Unfortunately I have now stolen the thunder to the true purpose of this post. I finally arrived at the Kasbah Du Toubkal, a small Kasbah (hotel) with 360 views of the Atlas Mountains and the surrounding villages. The Kasbah is run by a local Berber couple. It seemed to be the only real business in this small village. I was served dinner on the rooftop of the hotel. Again words cannot describe. I have been to many rooftop venues but this one is worth talking about. The entire time I sat there just listening to mules, chickens, and kids playing. They could have been miles away for all I know. I couldn't help but to wonder about these people's lives. Do they appreciate the beauty that surrounds them? How knowledgeable are they about the outside world? From what I could see there was no distinction between economic class...everyone had a mud hut, a mule, and a smile on their face. 
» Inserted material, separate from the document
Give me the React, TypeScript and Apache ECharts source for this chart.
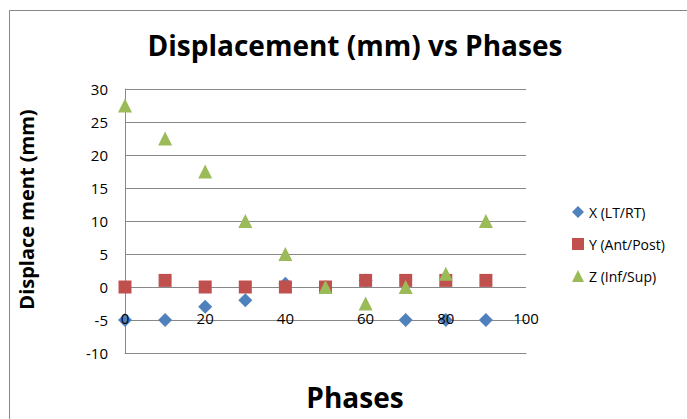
import React, { useEffect, useRef } from "react";
import * as echarts from "echarts";

const phases = [0, 10, 20, 30, 40, 50, 60, 70, 80, 90];
const xLtRt = [-5, -5, -3, -2, 0.5, 0, 1, -5, -5, -5];
const yAntPost = [0, 1, 0, 0, 0, 0, 1, 1, 1, 1];
const zInfSup = [27.5, 22.5, 17.5, 10, 5, 0, -2.5, 0, 2, 10];
const seriesNames = ["X (LT/RT)", "Y (Ant/Post)", "Z (Inf/Sup)"];
const colors = ["#4F81BD", "#C0504D", "#9BBB59"];
const chartTitle = "Displacement (mm) vs Phases";
const xTitle = "Phases";
const yTitle = "Displace ment (mm)";

const pair = (vals: number[]) => phases.map((p, i) => [p, vals[i]]);

export default function App() {
  const ref = useRef<HTMLDivElement>(null);
  useEffect(() => {
    if (!ref.current) return;
    const chart = echarts.init(ref.current, undefined, { renderer: "svg" });
    const font = "Open Sans, Noto Sans, sans-serif";
    chart.setOption({
      animation: false,
      backgroundColor: "#ffffff",
      graphic: [
        {
          type: "rect",
          shape: { x: 9.5, y: 10.5, width: 690, height: 420 },
          style: { fill: "none", stroke: "#888", lineWidth: 1 },
          silent: true,
        },
        {
          type: "text",
          x: 355,
          y: 45,
          style: {
            text: chartTitle,
            fontFamily: font,
            fontWeight: "bold",
            fontSize: 28,
            fill: "#000",
            align: "center",
            verticalAlign: "middle",
          },
        },
        {
          type: "text",
          left: 16,
          top: "middle",
          rotation: Math.PI / 2,
          style: {
            text: yTitle,
            fontFamily: font,
            fontWeight: "bold",
            fontSize: 20,
            fill: "#000",
          },
        },
        {
          type: "text",
          x: 355,
          y: 397,
          style: {
            text: xTitle,
            fontFamily: font,
            fontWeight: "bold",
            fontSize: 28,
            fill: "#000",
            align: "center",
            verticalAlign: "middle",
          },
        },
      ],
      legend: {
        orient: "vertical",
        left: 567,
        top: 200,
        itemGap: 18,
        itemWidth: 12,
        itemHeight: 12,
        textStyle: { fontFamily: font, fontSize: 14, color: "#000" },
        data: seriesNames,
      },
      grid: { left: 125, right: 161, top: 89, bottom: 66 },
      xAxis: {
        type: "value",
        min: 0,
        max: 100,
        interval: 20,
        z: 10,
        axisLine: { onZero: false, lineStyle: { color: "#888" } },
        axisTick: { show: false },
        splitLine: { show: false },
        axisLabel: { margin: -43, fontFamily: font, fontSize: 15, color: "#000" },
      },
      yAxis: {
        type: "value",
        min: -10,
        max: 30,
        interval: 5,
        axisLine: { show: true, lineStyle: { color: "#888" } },
        axisTick: { show: false },
        splitLine: { lineStyle: { color: "#888" } },
        axisLabel: { fontFamily: font, fontSize: 15, color: "#000", margin: 17 },
      },
      series: [
        {
          name: seriesNames[0],
          type: "scatter",
          symbol: "diamond",
          symbolSize: 14,
          itemStyle: { color: colors[0], opacity: 1 },
          data: pair(xLtRt),
        },
        {
          name: seriesNames[1],
          type: "scatter",
          symbol: "rect",
          symbolSize: 13,
          itemStyle: { color: colors[1], opacity: 1 },
          data: pair(yAntPost),
        },
        {
          name: seriesNames[2],
          type: "scatter",
          symbol: "triangle",
          symbolSize: 14,
          itemStyle: { color: colors[2], opacity: 1 },
          data: pair(zInfSup),
        },
      ],
    });
    return () => chart.dispose();
  }, []);
  return <div ref={ref} style={{ width: 687, height: 419, position: "absolute", left: 0, top: 0 }} />;
}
I was told an interesting piece of Moroccan culture during dinner that I will share. Apparently this coming Tuesday is the Moroccan Christmas. The tradition behind the Moroccan Christmas (still cant remember the name) is that every mother and father is supposed to kill a goat for every child they have. Basically they are making a sacrifice for their children. It reminded me a lot of the holidays with my family! So many Americans are consumed with the challenge of what gift to give their loved ones during the holidays. We should all make a mental note that in some cultures, all it takes is the slaying of a goat! 

Saturday, December 6, 2008

A Moroccan Morning

I can't start with my Moroccan Morning without acknowledging what I had to go through to get here! I traveled for 2 entire days to get to where I am now. 36 hours, 4 plane rides (with delays,) a few hours napping under the Eiffel Tower, and an hour drive later I find myself high, high up in the Atlas mountains at the Kasbah Tamadot. 
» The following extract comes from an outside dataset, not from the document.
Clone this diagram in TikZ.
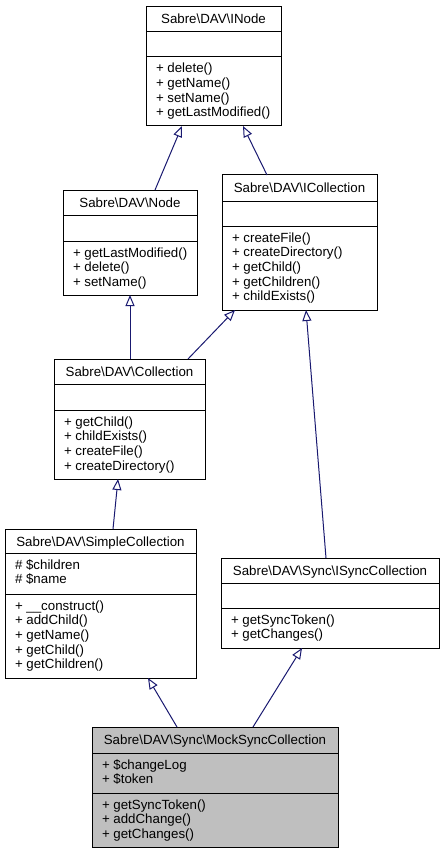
\documentclass[tikz,border=0pt]{standalone}
\usepackage{fontspec}
\setmainfont{Liberation Sans}
\usetikzlibrary{arrows.meta}
\definecolor{edgeblue}{HTML}{191970}
\definecolor{mockgray}{HTML}{BFBFBF}
\newcommand{\bs}{\textbackslash}
\newcommand{\umlbox}[8][]{%
  \node[clsbox,#1,minimum width={(#5-#3)*1pt},minimum height={(#6-#4)*1pt}] (#2) at (#3,#4) {};
  \draw[sepline] (#3,#7) -- (#5,#7);
  \draw[sepline] (#3,#8) -- (#5,#8);
}
\begin{document}
\begin{tikzpicture}[x=1pt,y=-1pt,
  clsbox/.style={draw=black,line width=1pt,inner sep=0pt,outer sep=0pt,anchor=north west},
  sepline/.style={draw=black,line width=1pt},
  txt/.style={inner sep=0pt,outer sep=0pt,font=\fontsize{13.3}{14.67}\selectfont,anchor=base west},
  ttl/.style={txt,anchor=base},
  inh/.style={draw=edgeblue,line width=1pt,-{Triangle[open,length=11pt,width=9pt]}}
]
\useasboundingbox (0,0) rectangle (445,853);

% INode
\umlbox{inode}{146}{7}{281}{126}{32}{57}
\node[ttl] (inode-t) at (213.5,24) {Sabre\bs DAV\bs INode};
\node[txt] (inode-m1) at (156,73) {+ delete()};
\node[txt] (inode-m2) at (156,87.67) {+ getName()};
\node[txt] (inode-m3) at (156,102.33) {+ setName()};
\node[txt] (inode-m4) at (156,117) {+ getLastModified()};

% Node
\umlbox{node}{63}{190}{197}{295}{215}{241}
\node[ttl] (node-t) at (130,207) {Sabre\bs DAV\bs Node};
\node[txt] (node-m1) at (73,257) {+ getLastModified()};
\node[txt] (node-m2) at (73,271.67) {+ delete()};
\node[txt] (node-m3) at (73,286.33) {+ setName()};

% ICollection
\umlbox{icoll}{222}{175}{377}{310}{201}{226}
\node[ttl] (icoll-t) at (299.5,192) {Sabre\bs DAV\bs ICollection};
\node[txt] (icoll-m1) at (232,242) {+ createFile()};
\node[txt] (icoll-m2) at (232,256.67) {+ createDirectory()};
\node[txt] (icoll-m3) at (232,271.33) {+ getChild()};
\node[txt] (icoll-m4) at (232,286) {+ getChildren()};
\node[txt] (icoll-m5) at (232,300.67) {+ childExists()};

% Collection
\umlbox{coll}{54}{359}{205}{479}{384}{410}
\node[ttl] (coll-t) at (129.5,376) {Sabre\bs DAV\bs Collection};
\node[txt] (coll-m1) at (64,426) {+ getChild()};
\node[txt] (coll-m2) at (64,440.67) {+ childExists()};
\node[txt] (coll-m3) at (64,455.33) {+ createFile()};
\node[txt] (coll-m4) at (64,470) {+ createDirectory()};

% SimpleCollection
\umlbox{simple}{5}{529}{196}{678}{553}{594}
\node[ttl] (simple-t) at (100.5,546) {Sabre\bs DAV\bs SimpleCollection};
\node[txt] (simple-a1) at (15,569) {\# \$children};
\node[txt] (simple-a2) at (15,583.67) {\# \$name};
\node[txt] (simple-m1) at (15,610) {+ \_\_construct()};
\node[txt] (simple-m2) at (15,624.67) {+ addChild()};
\node[txt] (simple-m3) at (15,639.33) {+ getName()};
\node[txt] (simple-m4) at (15,654) {+ getChild()};
\node[txt] (simple-m5) at (15,668.67) {+ getChildren()};

% ISyncCollection
\umlbox{isync}{221}{558}{439}{648}{583}{608}
\node[ttl] (isync-t) at (330,575) {Sabre\bs DAV\bs Sync\bs ISyncCollection};
\node[txt] (isync-m1) at (231,624) {+ getSyncToken()};
\node[txt] (isync-m2) at (231,638.67) {+ getChanges()};

% MockSyncCollection
\umlbox[fill=mockgray]{mock}{92}{727}{338}{847}{753}{793}
\node[ttl] (mock-t) at (215,744) {Sabre\bs DAV\bs Sync\bs MockSyncCollection};
\node[txt] (mock-a1) at (102,769) {+ \$changeLog};
\node[txt] (mock-a2) at (102,783.67) {+ \$token};
\node[txt] (mock-m1) at (102,809) {+ getSyncToken()};
\node[txt] (mock-m2) at (102,823.67) {+ addChange()};
\node[txt] (mock-m3) at (102,838.33) {+ getChanges()};

% inheritance edges
\draw[inh] ([xshift=92pt]node.north west) -- ([xshift=36pt]inode.south west);
\draw[inh] ([xshift=45pt]icoll.north west) -- ([xshift=97pt]inode.south west);
\draw[inh] ([xshift=76pt]coll.north west) -- ([xshift=67pt]node.south west);
\draw[inh] ([xshift=134pt]coll.north west) -- ([xshift=13pt]icoll.south west);
\draw[inh] ([xshift=105pt]isync.north west) -- ([xshift=84pt]icoll.south west);
\draw[inh] ([xshift=108pt]simple.north west) -- ([xshift=64pt]coll.south west);
\draw[inh] ([xshift=85pt]mock.north west) -- ([xshift=143pt]simple.south west);
\draw[inh] ([xshift=161pt]mock.north west) -- ([xshift=81pt]isync.south west);
\end{tikzpicture}
\end{document}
Lets start with the drive to the Kasbah Tamadot. The drive was slow. I clearly hadn't left my American habits at home because I wanted to tell the driver to put the pedal to the metal. However, as soon as we got to the mountains I didn't think it was possible to go slow enough. I felt like I was being taken to Hogwarts, School or Witchcraft and Wizardry, or something similar. I was on a long and very windy, road that I would consider to be one lane. I could barely see anything but was well aware that there was a very steep cliff with no railing just a few feet from my car. At a distance I could see some light,which I assumed was the hotel but it looked like it was hanging off the tallest cliff.  What I loved so much about the drive was being able to see the endless snowcapped mountains glowing from the moonlight. I arrived at this very humble but stunning resort and just knew that come morning, I was going to be blown away. 

The kasbah Tamadot is wildly romantic. My reservation clearly shows one person, myself. However, I was escorted through the most romantic hallways, strewn with candles. The door to my room opens and guess what...more candles! There were rose petals and lit candles strategically placed all over one of the most gorgeous rooms I have ever seen. I appreciated the line of rose petals leading to my bed. I was so tired that had they been there I probably would not have found the bed on my own. As for the rose petals scattered all over my bed, well I just pushed those aside but loved that they left a lingering aroma. 

Now back to my Moroccan morning: How many of us check the view from the window immediately after entering your hotel room for the first time? I always do. However, I didn't bother checking the view when I first checked in because it was dark. Come morning as I was brushing my teeth, I wandered over to the window thinking "I am probably in what they consider a standard room with a standard view." The reality was that this view was of those views that make you forget what home looks like. At that moment, standing on my balcony I had completely escaped to this Moroccan moment. There were mountains, valleys, rivers, and mules, yes I could see and hear mules. The only thing I didn't see were people. 

During this Moroccan Moment I put down the pain relievers because my muscles and joints no longer ached from traveling. Because of one Moroccan morning and a glimpse of something that I had never seen before, I felt completely rejuvenized, almost as if it didn't take me 36 hours to get here.